No Yearbook can include a representative sample of the vast variety of papers, supplemented by numerous roundtable discussions, workshops, and performances, that are part of the World Conference. The call for papers for the 45th World Conference elicited 641 single and 80 group abstract submissions—dividing the group proposals into thirty-minute slots equated to 961 individual presentations. After the review and registration processes had been completed, 628 presenters from 76 countries participated, and the book containing their abstracts ran to more than 450 pages. We note that 2019 marked the first ICTM World Conference to be held in Southeast Asia (and, of course, the first to be held in Bangkok).

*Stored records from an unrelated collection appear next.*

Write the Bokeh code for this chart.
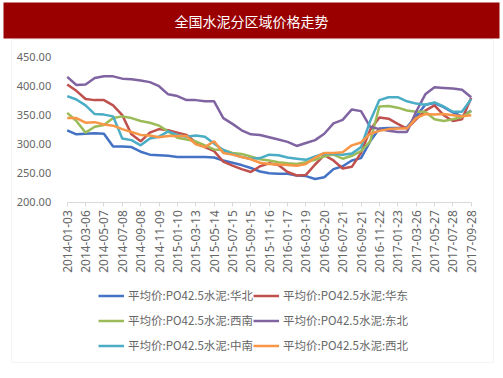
import pandas as pd
from math import pi
from bokeh.plotting import figure
from bokeh.models import (ColumnDataSource, FixedTicker, DatetimeTickFormatter,
                          NumeralTickFormatter, Legend, LegendItem, Label, Range1d,
                          BoxAnnotation)
from bokeh.embed import file_html
from bokeh.resources import INLINE

title_text = "全国水泥分区域价格走势"

dates = [
    "2014-01-03", "2014-02-03", "2014-03-06", "2014-04-06", "2014-05-07", "2014-06-07",
    "2014-07-08", "2014-08-08", "2014-09-08", "2014-10-09", "2014-11-09", "2014-12-10",
    "2015-01-10", "2015-02-10", "2015-03-13", "2015-04-13", "2015-05-14", "2015-06-14",
    "2015-07-15", "2015-08-15", "2015-09-15", "2015-10-16", "2015-11-16", "2015-12-17",
    "2016-01-17", "2016-02-17", "2016-03-19", "2016-04-19", "2016-05-20", "2016-06-20",
    "2016-07-21", "2016-08-21", "2016-09-21", "2016-10-22", "2016-11-22", "2016-12-23",
    "2017-01-23", "2017-02-23", "2017-03-26", "2017-04-26", "2017-05-27", "2017-06-27",
    "2017-07-28", "2017-08-28", "2017-09-28",
]

tick_dates = [
    "2014-01-03", "2014-03-06", "2014-05-07", "2014-07-08", "2014-09-08", "2014-11-09",
    "2015-01-10", "2015-03-13", "2015-05-14", "2015-07-15", "2015-09-15", "2015-11-16",
    "2016-01-17", "2016-03-19", "2016-05-20", "2016-07-21", "2016-09-21", "2016-11-22",
    "2017-01-23", "2017-03-26", "2017-05-27", "2017-07-28", "2017-09-28",
]

y_ticks = [200, 250, 300, 350, 400, 450]

names = [
    "平均价:PO42.5水泥:华北", "平均价:PO42.5水泥:华东",
    "平均价:PO42.5水泥:西南", "平均价:PO42.5水泥:东北",
    "平均价:PO42.5水泥:中南", "平均价:PO42.5水泥:西北",
]

huabei = [324, 317, 318, 319, 318, 296, 296, 295, 287, 282, 281, 280, 278, 278, 278, 278,
          277, 272, 268, 264, 259, 253, 250, 249, 249, 246, 245, 240, 243, 257, 262, 272,
          276, 305, 327, 328, 328, 329, 348, 368, 371, 364, 355, 348, 358]
huadong = [403, 392, 378, 376, 376, 367, 350, 317, 305, 320, 326, 324, 320, 316, 303, 295,
           288, 270, 263, 257, 252, 262, 267, 264, 252, 246, 247, 265, 281, 272, 258, 261,
           285, 325, 346, 344, 335, 327, 343, 358, 367, 350, 340, 343, 380]
xinan = [354, 340, 320, 330, 333, 345, 348, 345, 340, 337, 332, 322, 311, 308, 305, 298,
         291, 290, 285, 283, 279, 274, 272, 269, 267, 266, 269, 273, 279, 282, 275, 280,
         288, 305, 365, 366, 363, 358, 356, 356, 343, 340, 343, 347, 357]
dongbei = [416, 402, 403, 414, 417, 417, 413, 412, 410, 407, 400, 386, 383, 376, 376, 374,
           374, 345, 335, 324, 317, 316, 312, 308, 304, 297, 302, 307, 318, 336, 342, 360,
           357, 330, 326, 323, 321, 321, 356, 386, 398, 397, 396, 394, 381]
zhongnan = [383, 377, 367, 352, 351, 348, 310, 307, 298, 310, 313, 322, 316, 313, 315, 313,
            301, 290, 283, 278, 275, 276, 282, 281, 277, 275, 273, 279, 284, 283, 282, 284,
            295, 340, 376, 381, 381, 374, 370, 368, 372, 365, 356, 356, 378]
xibei = [345, 345, 337, 338, 334, 332, 326, 321, 316, 315, 312, 314, 314, 314, 300, 295,
         305, 285, 282, 278, 274, 268, 266, 265, 264, 263, 266, 277, 285, 285, 286, 298,
         303, 318, 323, 326, 327, 327, 345, 352, 351, 352, 350, 348, 350]

series = [huabei, huadong, xinan, dongbei, zhongnan, xibei]
colors = ["#4472C4", "#C0504D", "#9BBB59", "#8064A2", "#4BACC6", "#F79646"]

W, H = 503, 378
# pixel geometry of the plotting area inside the canvas
PX_L, PX_R, PX_T, PX_B = 66.7, 470.7, 56.7, 201.7

def ms(d):
    return pd.Timestamp(d).value / 1e6

x = pd.to_datetime(dates)
ticks_ms = [ms(d) for d in tick_dates]

x0, x1 = ms(tick_dates[0]), ms(tick_dates[-1])
kx = (x1 - x0) / (PX_R - PX_L)
y0, y1 = y_ticks[0], y_ticks[-1]
ky = (y1 - y0) / (PX_B - PX_T)

p = figure(width=W, height=H, x_axis_type="datetime",
           output_backend="svg", toolbar_location=None, min_border=0,
           x_range=Range1d(x0 - PX_L * kx, x1 + (W - PX_R) * kx),
           y_range=Range1d(y0 - (H - PX_B) * ky, y1 + PX_T * ky))
p.background_fill_color = "white"
p.border_fill_color = "white"
p.outline_line_color = None
p.grid.visible = False

label_color = "#666666"

yax = p.yaxis[0]
yax.fixed_location = x0
yax.ticker = FixedTicker(ticks=y_ticks)
yax.formatter = NumeralTickFormatter(format="0.00")
yax.axis_line_color = None
yax.major_tick_line_color = None
yax.minor_tick_line_color = None
yax.major_label_standoff = 10
yax.major_label_text_font = "Noto Sans"
yax.major_label_text_font_size = "11px"
yax.major_label_text_color = label_color

xax = p.xaxis[0]
xax.fixed_location = y0
xax.bounds = (x0, x1)
xax.ticker = FixedTicker(ticks=ticks_ms)
fmt = "%Y-%m-%d"
xax.formatter = DatetimeTickFormatter(days=fmt, months=fmt, years=fmt, hours=fmt,
                                      minutes=fmt, seconds=fmt, milliseconds=fmt,
                                      minsec=fmt, hourmin=fmt)
xax.axis_line_color = "#d9d9d9"
xax.major_tick_line_color = "#d9d9d9"
xax.major_tick_out = 4
xax.major_tick_in = 0
xax.minor_tick_line_color = None
xax.major_label_orientation = pi / 2
xax.major_label_standoff = 4
xax.major_label_text_font = "Noto Sans"
xax.major_label_text_font_size = "12px"
xax.major_label_text_color = label_color

# header bar and outer frame (screen units from the bottom-left)
p.add_layout(BoxAnnotation(left=3, right=499, top=H - 2, bottom=H - 38,
                           left_units="screen", right_units="screen",
                           top_units="screen", bottom_units="screen",
                           fill_color="#9A0000", fill_alpha=1, line_color=None,
                           level="underlay"))
p.add_layout(BoxAnnotation(left=11, right=493, top=H - 39, bottom=H - 362,
                           left_units="screen", right_units="screen",
                           top_units="screen", bottom_units="screen",
                           fill_alpha=0, line_color="#d9d9d9", line_width=1,
                           level="underlay"))
p.add_layout(Label(x=251, y=H - 20, x_units="screen", y_units="screen", text=title_text,
                   text_align="center", text_baseline="middle", text_color="white",
                   text_font="Noto Sans CJK SC", text_font_size="14px"))

renderers = []
for vals, c in zip(series, colors):
    src = ColumnDataSource(dict(x=x, y=vals))
    r = p.line("x", "y", source=src, line_color=c, line_width=2.5)
    renderers.append(r)

legend = Legend(items=[LegendItem(label=n, renderers=[r]) for n, r in zip(names, renderers)],
                location=(98, H - 357.5), orientation="horizontal", ncols=2,
                glyph_width=26, glyph_height=25, label_height=25, spacing=0,
                label_standoff=4, padding=0, margin=0,
                label_text_font="Noto Sans CJK SC", label_text_font_size="11.5px",
                label_text_color=label_color,
                border_line_color=None, background_fill_alpha=0)
p.add_layout(legend, "center")

open("out.html", "w").write(file_html(p, INLINE))
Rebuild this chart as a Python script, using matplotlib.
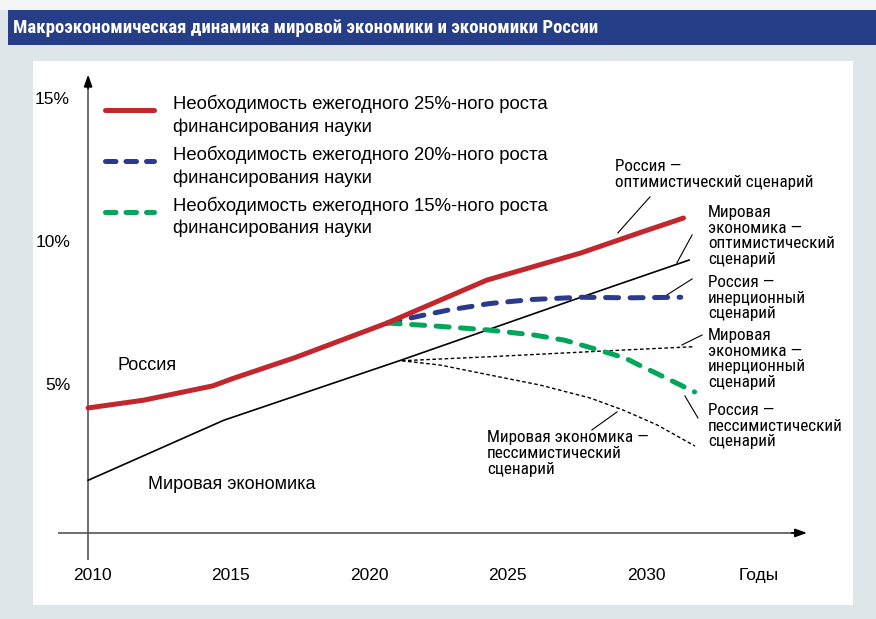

The programme committee consisted of Dan Bendrups, Susanne Fürniss, Made Mantle Hood, Irene Loutzaki, Deise Lucy Montardo, John Morgan O’Connell, Naoko Terauchi, and Ricardo Trimillos, to whom we express our grateful thanks for their sterling work in setting and elaborating the rubric for themes and reviewing the submitted abstracts. We, as the programme committee co-chairs, worked with the local arrangements committee to set up the programme, trying, as much as possible, to bring colleagues together to explore themes. As has been ICTM tradition for some years, we were then invited to co-edit this volume of the Yearbook, featuring some of the papers that were presented at the conference. We issued an invitation to all presenters to submit their papers for consideration and then undertook a two-stage peer-review process to determine which submissions would be published. We record our grateful thanks to the many (anonymous) reviewers who contributed to this process. What you have in front of you, hopefully, offers snapshots of a truly wonderful conference, but also showcases a variety of the approaches, some emergent, that ICTM members are employing in their research on music and dance.